The banks were then left doubly exposed when conditions turned. They needed short-term funding, which they couldn’t get. And the value of the long-term assets that they had bought with their short-term funds was plummeting, so they also needed capital. Especially as the market for complex mortgage backed securities dried up, so the banks really couldn’t sell their assets into the market easily. They needed to be able to ride out the worst of the crisis…something that they could do only through a combination of central bank dollar funding (direct from the Fed, and through the famous swap lines) and the willingness (at the time) of European governments to inject capital into their banking system.*
Asian insurers are actually now taking on those risks plus a certain amount of outright currency risk—those insurers that have reduced their hedge ratio would take losses if their home currencies ever were to appreciate against the dollar.

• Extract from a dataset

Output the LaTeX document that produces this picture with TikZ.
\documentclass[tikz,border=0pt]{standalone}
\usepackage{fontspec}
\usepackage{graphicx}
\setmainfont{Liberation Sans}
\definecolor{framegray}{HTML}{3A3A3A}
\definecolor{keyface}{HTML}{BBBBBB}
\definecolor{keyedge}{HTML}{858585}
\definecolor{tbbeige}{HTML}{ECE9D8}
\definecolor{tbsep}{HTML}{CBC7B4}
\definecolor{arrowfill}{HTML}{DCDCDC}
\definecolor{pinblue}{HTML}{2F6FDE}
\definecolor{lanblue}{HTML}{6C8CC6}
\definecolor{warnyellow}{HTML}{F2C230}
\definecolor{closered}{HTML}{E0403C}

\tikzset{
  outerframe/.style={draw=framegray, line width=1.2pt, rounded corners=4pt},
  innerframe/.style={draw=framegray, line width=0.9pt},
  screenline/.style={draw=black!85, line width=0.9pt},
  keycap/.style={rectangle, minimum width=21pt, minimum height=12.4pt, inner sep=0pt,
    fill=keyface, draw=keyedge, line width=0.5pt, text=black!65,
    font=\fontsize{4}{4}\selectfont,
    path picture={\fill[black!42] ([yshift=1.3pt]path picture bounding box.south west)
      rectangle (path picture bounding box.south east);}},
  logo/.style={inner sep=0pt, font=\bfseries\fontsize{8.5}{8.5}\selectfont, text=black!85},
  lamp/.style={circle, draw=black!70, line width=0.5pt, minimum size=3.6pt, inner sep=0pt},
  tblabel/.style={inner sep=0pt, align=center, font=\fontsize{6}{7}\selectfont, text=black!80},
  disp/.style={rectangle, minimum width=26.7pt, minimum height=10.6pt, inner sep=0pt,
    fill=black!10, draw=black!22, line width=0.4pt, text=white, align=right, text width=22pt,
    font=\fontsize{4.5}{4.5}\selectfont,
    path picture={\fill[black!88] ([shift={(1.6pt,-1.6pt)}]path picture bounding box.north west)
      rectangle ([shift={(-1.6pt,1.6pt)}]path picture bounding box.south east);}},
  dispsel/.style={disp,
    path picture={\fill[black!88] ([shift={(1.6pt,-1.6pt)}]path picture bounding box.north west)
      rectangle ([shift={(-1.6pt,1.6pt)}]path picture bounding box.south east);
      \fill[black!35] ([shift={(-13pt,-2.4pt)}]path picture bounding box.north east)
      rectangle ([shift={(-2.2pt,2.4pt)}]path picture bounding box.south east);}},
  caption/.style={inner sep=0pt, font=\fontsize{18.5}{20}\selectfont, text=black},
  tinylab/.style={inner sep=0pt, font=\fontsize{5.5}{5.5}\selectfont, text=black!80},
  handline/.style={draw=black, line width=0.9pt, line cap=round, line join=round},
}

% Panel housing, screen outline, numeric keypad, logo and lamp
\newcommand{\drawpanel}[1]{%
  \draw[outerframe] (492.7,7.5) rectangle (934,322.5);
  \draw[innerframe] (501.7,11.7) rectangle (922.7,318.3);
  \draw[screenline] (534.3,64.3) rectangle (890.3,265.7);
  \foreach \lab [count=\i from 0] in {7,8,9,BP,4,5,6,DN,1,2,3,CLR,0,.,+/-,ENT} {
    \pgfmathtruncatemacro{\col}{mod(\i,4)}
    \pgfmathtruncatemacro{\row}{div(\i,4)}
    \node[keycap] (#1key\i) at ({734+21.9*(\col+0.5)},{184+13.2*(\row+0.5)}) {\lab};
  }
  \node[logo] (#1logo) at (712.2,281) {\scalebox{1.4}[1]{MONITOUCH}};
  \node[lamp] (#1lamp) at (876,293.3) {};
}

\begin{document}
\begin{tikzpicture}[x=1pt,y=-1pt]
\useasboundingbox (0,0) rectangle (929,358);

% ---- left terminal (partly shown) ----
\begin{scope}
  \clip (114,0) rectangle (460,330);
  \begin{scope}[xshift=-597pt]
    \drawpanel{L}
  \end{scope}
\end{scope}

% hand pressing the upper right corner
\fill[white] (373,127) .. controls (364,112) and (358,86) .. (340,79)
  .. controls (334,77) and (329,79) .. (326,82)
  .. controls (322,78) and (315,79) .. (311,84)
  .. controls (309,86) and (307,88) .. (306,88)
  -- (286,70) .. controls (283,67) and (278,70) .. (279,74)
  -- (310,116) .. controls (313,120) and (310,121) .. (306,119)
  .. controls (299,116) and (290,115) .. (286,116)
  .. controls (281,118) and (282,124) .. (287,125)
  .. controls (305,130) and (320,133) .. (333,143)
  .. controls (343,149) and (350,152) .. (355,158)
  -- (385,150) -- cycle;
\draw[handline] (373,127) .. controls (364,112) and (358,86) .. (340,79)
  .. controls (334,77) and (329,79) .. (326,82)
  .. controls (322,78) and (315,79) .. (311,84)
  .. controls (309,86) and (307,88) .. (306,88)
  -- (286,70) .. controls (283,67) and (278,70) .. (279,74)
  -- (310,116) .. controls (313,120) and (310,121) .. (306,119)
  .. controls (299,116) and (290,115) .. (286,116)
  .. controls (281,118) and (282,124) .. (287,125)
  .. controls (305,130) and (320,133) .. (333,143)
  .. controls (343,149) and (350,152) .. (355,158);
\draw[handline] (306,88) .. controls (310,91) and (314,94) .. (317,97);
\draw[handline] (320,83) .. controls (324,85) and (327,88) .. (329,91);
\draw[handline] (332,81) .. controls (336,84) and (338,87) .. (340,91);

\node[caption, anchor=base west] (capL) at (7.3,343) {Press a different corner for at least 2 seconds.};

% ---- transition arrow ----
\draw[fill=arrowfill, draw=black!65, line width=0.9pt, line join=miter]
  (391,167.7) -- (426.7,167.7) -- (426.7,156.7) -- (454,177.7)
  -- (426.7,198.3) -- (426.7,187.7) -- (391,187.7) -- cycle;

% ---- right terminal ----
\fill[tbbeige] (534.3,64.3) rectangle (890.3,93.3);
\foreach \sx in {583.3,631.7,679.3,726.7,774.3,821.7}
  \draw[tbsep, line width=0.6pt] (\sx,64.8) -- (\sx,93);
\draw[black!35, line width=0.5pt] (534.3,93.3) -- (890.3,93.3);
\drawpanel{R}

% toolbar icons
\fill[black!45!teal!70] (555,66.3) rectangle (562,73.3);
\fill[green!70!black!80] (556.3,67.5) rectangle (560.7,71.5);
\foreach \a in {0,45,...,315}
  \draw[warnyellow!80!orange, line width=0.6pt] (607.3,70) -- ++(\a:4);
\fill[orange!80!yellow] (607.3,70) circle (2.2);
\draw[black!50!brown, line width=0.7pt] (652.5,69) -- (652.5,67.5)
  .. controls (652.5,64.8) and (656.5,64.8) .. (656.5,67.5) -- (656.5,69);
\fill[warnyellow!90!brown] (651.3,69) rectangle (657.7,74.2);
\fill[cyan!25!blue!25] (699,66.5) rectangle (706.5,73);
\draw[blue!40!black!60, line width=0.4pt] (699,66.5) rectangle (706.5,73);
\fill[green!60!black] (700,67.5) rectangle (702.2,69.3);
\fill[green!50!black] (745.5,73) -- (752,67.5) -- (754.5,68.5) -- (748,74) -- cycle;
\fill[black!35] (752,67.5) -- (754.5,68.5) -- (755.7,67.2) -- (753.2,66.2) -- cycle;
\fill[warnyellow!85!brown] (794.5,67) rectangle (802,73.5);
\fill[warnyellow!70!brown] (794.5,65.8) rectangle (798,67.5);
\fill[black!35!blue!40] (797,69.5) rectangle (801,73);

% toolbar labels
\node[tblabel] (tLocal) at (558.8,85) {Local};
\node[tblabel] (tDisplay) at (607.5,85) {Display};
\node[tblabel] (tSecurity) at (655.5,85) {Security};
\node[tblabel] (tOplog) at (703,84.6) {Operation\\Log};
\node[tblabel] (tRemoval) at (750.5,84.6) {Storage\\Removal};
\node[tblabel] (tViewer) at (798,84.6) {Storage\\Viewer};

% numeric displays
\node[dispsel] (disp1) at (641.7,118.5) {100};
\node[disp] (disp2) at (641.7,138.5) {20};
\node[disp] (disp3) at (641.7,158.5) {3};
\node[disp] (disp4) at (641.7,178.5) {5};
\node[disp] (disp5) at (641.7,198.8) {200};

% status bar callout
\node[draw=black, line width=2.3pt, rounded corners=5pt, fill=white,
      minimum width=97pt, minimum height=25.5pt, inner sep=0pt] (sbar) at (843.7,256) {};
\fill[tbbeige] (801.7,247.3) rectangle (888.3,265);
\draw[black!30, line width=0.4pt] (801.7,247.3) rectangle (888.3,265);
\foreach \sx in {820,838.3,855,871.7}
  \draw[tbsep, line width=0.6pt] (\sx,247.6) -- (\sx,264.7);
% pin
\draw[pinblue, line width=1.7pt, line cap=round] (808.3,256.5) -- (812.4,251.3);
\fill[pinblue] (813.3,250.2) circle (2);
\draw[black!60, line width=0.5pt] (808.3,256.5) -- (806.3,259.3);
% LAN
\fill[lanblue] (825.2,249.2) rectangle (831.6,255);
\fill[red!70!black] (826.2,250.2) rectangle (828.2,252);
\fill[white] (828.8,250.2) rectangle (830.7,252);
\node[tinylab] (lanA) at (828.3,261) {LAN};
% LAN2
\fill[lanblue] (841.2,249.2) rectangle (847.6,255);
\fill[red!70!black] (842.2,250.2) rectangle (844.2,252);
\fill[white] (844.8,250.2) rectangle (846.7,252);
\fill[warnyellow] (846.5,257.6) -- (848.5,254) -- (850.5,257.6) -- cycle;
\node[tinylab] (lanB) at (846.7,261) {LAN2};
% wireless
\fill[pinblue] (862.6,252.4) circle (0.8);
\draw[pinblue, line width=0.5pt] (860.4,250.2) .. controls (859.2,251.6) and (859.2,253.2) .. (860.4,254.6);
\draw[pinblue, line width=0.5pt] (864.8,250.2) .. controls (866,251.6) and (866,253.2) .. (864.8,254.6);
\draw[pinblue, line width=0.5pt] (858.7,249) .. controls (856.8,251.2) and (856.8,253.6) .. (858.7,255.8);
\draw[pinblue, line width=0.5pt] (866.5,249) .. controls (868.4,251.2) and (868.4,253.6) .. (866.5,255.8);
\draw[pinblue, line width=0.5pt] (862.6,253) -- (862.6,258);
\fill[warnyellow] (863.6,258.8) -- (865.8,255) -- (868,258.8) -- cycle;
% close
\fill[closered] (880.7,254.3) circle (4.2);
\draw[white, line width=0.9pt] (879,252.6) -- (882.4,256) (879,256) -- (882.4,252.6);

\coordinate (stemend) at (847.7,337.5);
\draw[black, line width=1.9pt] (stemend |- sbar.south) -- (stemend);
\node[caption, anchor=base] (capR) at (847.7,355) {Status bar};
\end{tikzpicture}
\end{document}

They consequently would need to rollover the hedged part of their book even as they were taking losses on their unhedged book that reduces their capital.
The Financial Stability Risks Are Fairly Obvious
It isn’t that hard to figure out that Asia’s insurers are taking on a new set of risks as the size of their foreign bond portfolio rises. But domestic regulators in the “source” country are conflicted. Their insurers would face an immediate problem with their income if they were not able to buy foreign bonds. In fact, in Taiwan, it is a bit worse than this—the regulators have allowed the insurers to hedge less as the cost of hedging increased to help the insurers keep their income up. And in Taiwan’s case, the “equilibrium” is one where the insurers need to keep adding to their risk to keep the game going, as the Taiwan dollar likely would appreciate without the unhedged outflow from the insurers. At least absent of intervention by the Central Bank of the Republic of China (Taipei).
So I hope the global regulators in the countries that are the destination for these flows are also taking notice.
* That said, in one sense, the Asian insurers aren’t analogous to European banks. Europe didn’t hold that many reserves going into the crisis, while most Asian countries aren’t short reserves. That means their central bank could be the dollar lender of last resort (or hedge counterparty of last resort) to their insurers even without the help of the Fed and its famous swaps lines.
** Concentrated Ambiguity provided an excellent, highly detailed overview of Asian institutional demand for U.S. bonds in a post last summer.